Source: Houston Chronicle
TIRUCHIRAPALLI, INDIA — Balaji, a Hindu priest, stood before the reclining god and offered a plate of coconut and bananas. His chest bare and his face adorned with red and yellow sacred paste, he set the food at the foot of a statue that Hindus regard as an embodiment of the god Vishnu.
Following ancient tradition inside one of India's oldest and holiest temples, he chanted Vishnu's names 108 times to beseech health, wealth and good fortune — not for himself but for an Indian emigrant in London who had purchased the prayer with her credit card on a Hindu Web site.

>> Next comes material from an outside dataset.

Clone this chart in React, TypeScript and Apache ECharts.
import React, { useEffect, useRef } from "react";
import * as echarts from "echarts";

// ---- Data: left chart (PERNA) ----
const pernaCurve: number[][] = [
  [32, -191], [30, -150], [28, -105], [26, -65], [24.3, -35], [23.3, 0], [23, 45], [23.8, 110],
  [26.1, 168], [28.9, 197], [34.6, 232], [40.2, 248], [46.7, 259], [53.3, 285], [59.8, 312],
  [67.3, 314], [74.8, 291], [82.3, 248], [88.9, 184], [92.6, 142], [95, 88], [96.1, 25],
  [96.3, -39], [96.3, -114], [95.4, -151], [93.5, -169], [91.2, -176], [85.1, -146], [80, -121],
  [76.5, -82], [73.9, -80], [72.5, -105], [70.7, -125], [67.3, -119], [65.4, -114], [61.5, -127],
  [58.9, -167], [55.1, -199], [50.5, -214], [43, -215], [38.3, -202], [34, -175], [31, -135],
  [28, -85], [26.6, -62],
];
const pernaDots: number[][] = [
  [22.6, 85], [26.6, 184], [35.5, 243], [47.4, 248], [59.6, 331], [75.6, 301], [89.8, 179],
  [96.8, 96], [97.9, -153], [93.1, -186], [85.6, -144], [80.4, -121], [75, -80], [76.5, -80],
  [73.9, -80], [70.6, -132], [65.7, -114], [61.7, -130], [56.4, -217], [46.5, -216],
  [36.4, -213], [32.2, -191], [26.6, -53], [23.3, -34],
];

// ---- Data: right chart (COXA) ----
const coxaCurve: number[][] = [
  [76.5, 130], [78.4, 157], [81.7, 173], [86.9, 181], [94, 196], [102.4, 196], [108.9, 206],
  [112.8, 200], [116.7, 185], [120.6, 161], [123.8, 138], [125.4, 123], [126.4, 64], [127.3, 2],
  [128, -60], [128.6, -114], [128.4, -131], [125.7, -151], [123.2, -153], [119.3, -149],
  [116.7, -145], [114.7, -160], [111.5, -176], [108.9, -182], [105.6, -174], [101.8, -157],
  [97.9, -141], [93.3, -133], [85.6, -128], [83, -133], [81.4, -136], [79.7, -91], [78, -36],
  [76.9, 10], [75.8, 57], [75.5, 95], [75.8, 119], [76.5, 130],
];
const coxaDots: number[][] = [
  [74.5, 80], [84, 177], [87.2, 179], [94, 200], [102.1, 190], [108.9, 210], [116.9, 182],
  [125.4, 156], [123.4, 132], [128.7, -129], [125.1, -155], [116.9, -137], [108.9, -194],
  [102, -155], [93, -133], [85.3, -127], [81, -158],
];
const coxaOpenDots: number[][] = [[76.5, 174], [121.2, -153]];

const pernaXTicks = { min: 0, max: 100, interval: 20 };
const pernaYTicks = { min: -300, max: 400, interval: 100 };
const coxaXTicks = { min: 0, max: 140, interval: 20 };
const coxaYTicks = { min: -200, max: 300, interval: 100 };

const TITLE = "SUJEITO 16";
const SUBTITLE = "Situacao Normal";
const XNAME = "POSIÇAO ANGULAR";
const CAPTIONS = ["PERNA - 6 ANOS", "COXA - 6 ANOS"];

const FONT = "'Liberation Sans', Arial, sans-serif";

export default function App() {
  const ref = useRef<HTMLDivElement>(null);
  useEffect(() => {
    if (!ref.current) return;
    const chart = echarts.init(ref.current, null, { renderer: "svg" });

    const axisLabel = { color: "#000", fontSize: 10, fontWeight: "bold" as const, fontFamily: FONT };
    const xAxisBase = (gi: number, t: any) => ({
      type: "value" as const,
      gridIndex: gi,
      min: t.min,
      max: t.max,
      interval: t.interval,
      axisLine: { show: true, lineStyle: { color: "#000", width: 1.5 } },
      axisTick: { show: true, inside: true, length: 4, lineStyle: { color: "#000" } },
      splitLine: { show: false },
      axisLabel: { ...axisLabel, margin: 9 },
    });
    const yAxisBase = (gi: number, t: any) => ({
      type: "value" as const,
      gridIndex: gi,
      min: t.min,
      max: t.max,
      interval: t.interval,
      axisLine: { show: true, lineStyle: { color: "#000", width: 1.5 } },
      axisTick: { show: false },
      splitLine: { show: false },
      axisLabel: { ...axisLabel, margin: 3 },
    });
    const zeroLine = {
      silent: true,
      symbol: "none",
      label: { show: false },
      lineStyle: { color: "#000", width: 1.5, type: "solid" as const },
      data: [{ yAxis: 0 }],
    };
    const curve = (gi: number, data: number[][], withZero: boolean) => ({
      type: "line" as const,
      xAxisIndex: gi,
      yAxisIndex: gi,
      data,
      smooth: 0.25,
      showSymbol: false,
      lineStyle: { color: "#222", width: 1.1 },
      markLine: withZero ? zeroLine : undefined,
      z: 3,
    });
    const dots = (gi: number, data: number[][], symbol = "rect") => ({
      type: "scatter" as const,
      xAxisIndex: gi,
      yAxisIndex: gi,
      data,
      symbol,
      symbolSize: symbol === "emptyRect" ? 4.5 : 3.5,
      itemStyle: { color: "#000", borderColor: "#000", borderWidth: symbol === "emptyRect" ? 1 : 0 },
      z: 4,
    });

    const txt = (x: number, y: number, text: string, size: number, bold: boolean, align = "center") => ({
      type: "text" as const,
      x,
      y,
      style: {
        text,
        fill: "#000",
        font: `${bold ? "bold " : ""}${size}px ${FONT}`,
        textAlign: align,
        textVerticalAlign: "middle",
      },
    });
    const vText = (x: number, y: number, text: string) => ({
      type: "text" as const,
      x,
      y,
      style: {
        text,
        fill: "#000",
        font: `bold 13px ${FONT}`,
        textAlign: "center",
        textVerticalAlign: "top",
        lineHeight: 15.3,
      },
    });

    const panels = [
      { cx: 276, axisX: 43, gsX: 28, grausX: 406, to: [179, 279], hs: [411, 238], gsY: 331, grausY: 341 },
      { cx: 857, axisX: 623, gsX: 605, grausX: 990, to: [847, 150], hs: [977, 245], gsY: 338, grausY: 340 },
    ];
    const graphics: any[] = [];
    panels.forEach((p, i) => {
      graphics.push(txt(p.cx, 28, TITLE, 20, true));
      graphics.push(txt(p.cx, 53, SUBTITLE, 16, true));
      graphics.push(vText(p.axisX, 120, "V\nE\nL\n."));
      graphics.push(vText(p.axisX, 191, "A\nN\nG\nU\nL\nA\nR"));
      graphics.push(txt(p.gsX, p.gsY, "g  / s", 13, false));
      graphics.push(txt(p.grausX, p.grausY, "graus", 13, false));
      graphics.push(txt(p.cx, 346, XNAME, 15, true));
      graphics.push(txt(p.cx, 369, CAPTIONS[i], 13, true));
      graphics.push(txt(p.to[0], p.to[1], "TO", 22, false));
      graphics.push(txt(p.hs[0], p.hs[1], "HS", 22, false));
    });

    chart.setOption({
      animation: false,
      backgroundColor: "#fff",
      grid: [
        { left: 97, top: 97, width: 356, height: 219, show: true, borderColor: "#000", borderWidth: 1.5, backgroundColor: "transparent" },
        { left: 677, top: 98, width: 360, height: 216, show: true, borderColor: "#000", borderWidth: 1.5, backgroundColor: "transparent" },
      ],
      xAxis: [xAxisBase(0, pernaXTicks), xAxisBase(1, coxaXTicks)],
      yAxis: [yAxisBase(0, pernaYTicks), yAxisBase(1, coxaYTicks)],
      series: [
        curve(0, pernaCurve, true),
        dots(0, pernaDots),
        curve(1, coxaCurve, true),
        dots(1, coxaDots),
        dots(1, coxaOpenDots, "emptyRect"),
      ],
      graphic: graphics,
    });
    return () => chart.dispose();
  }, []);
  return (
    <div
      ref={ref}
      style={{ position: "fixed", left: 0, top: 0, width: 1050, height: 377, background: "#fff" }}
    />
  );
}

"If you wish to make an offering, the god will accept it — even if it's on the Internet," said Balaji, standing barefoot in the hot sand of the South Indian temple compound.
The Internet has become a hub of religious worship for millions of people around the world. Christians, Muslims, Hindus, Jews, Buddhists, Sikhs and people of other faiths turn regularly to Web sites to pray, meditate and gather in "virtual" houses of worship graphically designed to look like the real thing. Some sites offer rites from baptism to confession to conversion to Judaism.
For many cyberworshippers, online religious life conducted at home or in an Internet cafe has replaced attendance at traditional churches, temples, mosques and synagogues. Some are coming to religion for the first time, in a setting they find as comfortable as their grandparents found a church pew, while millions of people reared on church-going are discovering new ways to worship.